In recent seasons, Liverpool fans have taken great delight in pointing out their club's superior trophy haul, both in domestic league action and in European Cup competitions. After Saturday, they can no longer use the league titles statistic to look down on United, and their days of European bragging rights may be coming to an end as well.

United is a favorite to move to within one European title of Liverpool by beating Barcelona in the UEFA Champions League final on May 27 and take its season tally of official trophies to four (not counting the season-opening Community Shield).
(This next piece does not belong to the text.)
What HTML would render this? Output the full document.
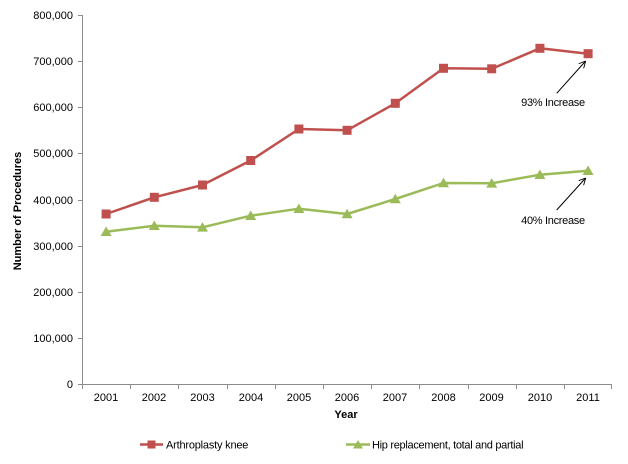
<!DOCTYPE html>
<html>
<head>
<meta charset="utf-8">
<style>
html,body{margin:0;padding:0;background:#fff;}
svg{display:block;}
text{font-family:"Liberation Sans",Arial,sans-serif;fill:#000;}
</style>
</head>
<body>
<svg width="628" height="464" viewBox="0 0 628 464" xmlns="http://www.w3.org/2000/svg">
<defs>
<marker id="ah" viewBox="0 0 10 10" refX="9" refY="5" markerWidth="7" markerHeight="7" orient="auto" markerUnits="userSpaceOnUse">
<path d="M0,0 L10,5 L0,10" fill="none" stroke="#000" stroke-width="1.3"/>
</marker>
</defs>
<!-- axes -->
<g stroke="#8c8c8c" stroke-width="1" fill="none">
<line x1="82.5" y1="15" x2="82.5" y2="384"/>
<line x1="82" y1="384.5" x2="612" y2="384.5"/>
<line x1="78" y1="15.5" x2="82" y2="15.5"/>
<line x1="78" y1="61.5" x2="82" y2="61.5"/>
<line x1="78" y1="107.5" x2="82" y2="107.5"/>
<line x1="78" y1="153.5" x2="82" y2="153.5"/>
<line x1="78" y1="200.5" x2="82" y2="200.5"/>
<line x1="78" y1="246.5" x2="82" y2="246.5"/>
<line x1="78" y1="292.5" x2="82" y2="292.5"/>
<line x1="78" y1="338.5" x2="82" y2="338.5"/>
<line x1="78" y1="384.5" x2="82" y2="384.5"/>
<line x1="82.5" y1="384" x2="82.5" y2="389"/>
<line x1="130.5" y1="384" x2="130.5" y2="389"/>
<line x1="178.5" y1="384" x2="178.5" y2="389"/>
<line x1="227.5" y1="384" x2="227.5" y2="389"/>
<line x1="275.5" y1="384" x2="275.5" y2="389"/>
<line x1="323.5" y1="384" x2="323.5" y2="389"/>
<line x1="371.5" y1="384" x2="371.5" y2="389"/>
<line x1="419.5" y1="384" x2="419.5" y2="389"/>
<line x1="468.5" y1="384" x2="468.5" y2="389"/>
<line x1="516.5" y1="384" x2="516.5" y2="389"/>
<line x1="564.5" y1="384" x2="564.5" y2="389"/>
<line x1="611.5" y1="384" x2="611.5" y2="389"/>
</g>
<!-- y labels -->
<g font-size="11" text-anchor="end">
<text x="73" y="19">800,000</text>
<text x="73" y="65">700,000</text>
<text x="73" y="111">600,000</text>
<text x="73" y="157">500,000</text>
<text x="73" y="204">400,000</text>
<text x="73" y="250">300,000</text>
<text x="73" y="296">200,000</text>
<text x="73" y="342">100,000</text>
<text x="73" y="388">0</text>
</g>
<!-- x labels -->
<g font-size="11" text-anchor="middle">
<text x="106" y="401">2001</text>
<text x="154" y="401">2002</text>
<text x="202.5" y="401">2003</text>
<text x="251" y="401">2004</text>
<text x="299" y="401">2005</text>
<text x="347" y="401">2006</text>
<text x="395" y="401">2007</text>
<text x="443.5" y="401">2008</text>
<text x="491.5" y="401">2009</text>
<text x="540" y="401">2010</text>
<text x="588" y="401">2011</text>
</g>
<text x="346" y="418" font-size="11" font-weight="bold" text-anchor="middle">Year</text>
<text transform="translate(21,211) rotate(-90)" font-size="11" font-weight="bold" text-anchor="middle">Number of Procedures</text>
<!-- knee series -->
<polyline fill="none" stroke="#C0504D" stroke-width="2.5" stroke-linejoin="round"
points="106.1,214 154.3,197.3 202.5,185 250.7,160.5 298.9,129 347.1,130.3 395.3,103.3 443.5,68.3 491.7,68.8 539.9,48.3 588.1,53.7"/>
<g fill="#C0504D">
<rect x="101.6" y="209.5" width="9" height="9"/>
<rect x="149.8" y="192.8" width="9" height="9"/>
<rect x="198" y="180.5" width="9" height="9"/>
<rect x="246.2" y="156" width="9" height="9"/>
<rect x="294.4" y="124.5" width="9" height="9"/>
<rect x="342.6" y="125.8" width="9" height="9"/>
<rect x="390.8" y="98.8" width="9" height="9"/>
<rect x="439" y="63.8" width="9" height="9"/>
<rect x="487.2" y="64.3" width="9" height="9"/>
<rect x="535.4" y="43.8" width="9" height="9"/>
<rect x="583.6" y="49.2" width="9" height="9"/>
</g>
<!-- hip series -->
<polyline fill="none" stroke="#9BBB59" stroke-width="2.5" stroke-linejoin="round"
points="106.1,231.7 154.3,225.7 202.5,227.3 250.7,215.7 298.9,208.7 347.1,214 395.3,199 443.5,183 491.7,183.3 539.9,174.7 588.1,170.7"/>
<g fill="#9BBB59">
<polygon points="100.6,236 111.6,236 106.1,226.5"/>
<polygon points="148.8,230 159.8,230 154.3,220.5"/>
<polygon points="197,231.6 208,231.6 202.5,222.1"/>
<polygon points="245.2,220 256.2,220 250.7,210.5"/>
<polygon points="293.4,213 304.4,213 298.9,203.5"/>
<polygon points="341.6,218.3 352.6,218.3 347.1,208.8"/>
<polygon points="389.8,203.3 400.8,203.3 395.3,193.8"/>
<polygon points="438,187.3 449,187.3 443.5,177.8"/>
<polygon points="486.2,187.6 497.2,187.6 491.7,178.1"/>
<polygon points="534.4,179 545.4,179 539.9,169.5"/>
<polygon points="582.6,175 593.6,175 588.1,165.5"/>
</g>
<!-- annotations -->
<line x1="556.7" y1="93.3" x2="585.2" y2="61.5" stroke="#000" stroke-width="1" marker-end="url(#ah)"/>
<text x="553" y="106" font-size="11" text-anchor="middle" letter-spacing="-0.3">93% Increase</text>
<line x1="556.7" y1="210" x2="585.2" y2="178.5" stroke="#000" stroke-width="1" marker-end="url(#ah)"/>
<text x="553" y="224" font-size="11" text-anchor="middle" letter-spacing="-0.3">40% Increase</text>
<!-- legend -->
<line x1="140" y1="444.5" x2="163" y2="444.5" stroke="#C0504D" stroke-width="2.5"/>
<rect x="147.5" y="440.5" width="8" height="8" fill="#C0504D"/>
<text x="166" y="448.5" font-size="11" letter-spacing="-0.2">Arthroplasty knee</text>
<line x1="346" y1="444.5" x2="370" y2="444.5" stroke="#9BBB59" stroke-width="2.5"/>
<polygon points="353,448.5 363,448.5 358,440" fill="#9BBB59"/>
<text x="372" y="448.5" font-size="11" letter-spacing="-0.3">Hip replacement, total and partial</text>
</svg>
</body>
</html>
For now, though, it can have the luxury of enjoying one of its most important league title wins and relish its status as England's top dog.

Ryan Giggs, the only player in history to win 11 English league winners medals, insisted United's hegemony was destined to continue.

"The difference at United is that success breeds success," Giggs said. "You still enjoy it just as much as the first time, but it makes you incredibly determined to keep striving for more and to see just how dominant the club can be."

Liverpool will end the season with the highest point tally of any team not to win the EPL and will attempt next campaign to end two barren decades to move back ahead of United with league title No. 19. Unless that happens, though, United can be confident in the belief that it is not only England's greatest, but its greatest ever.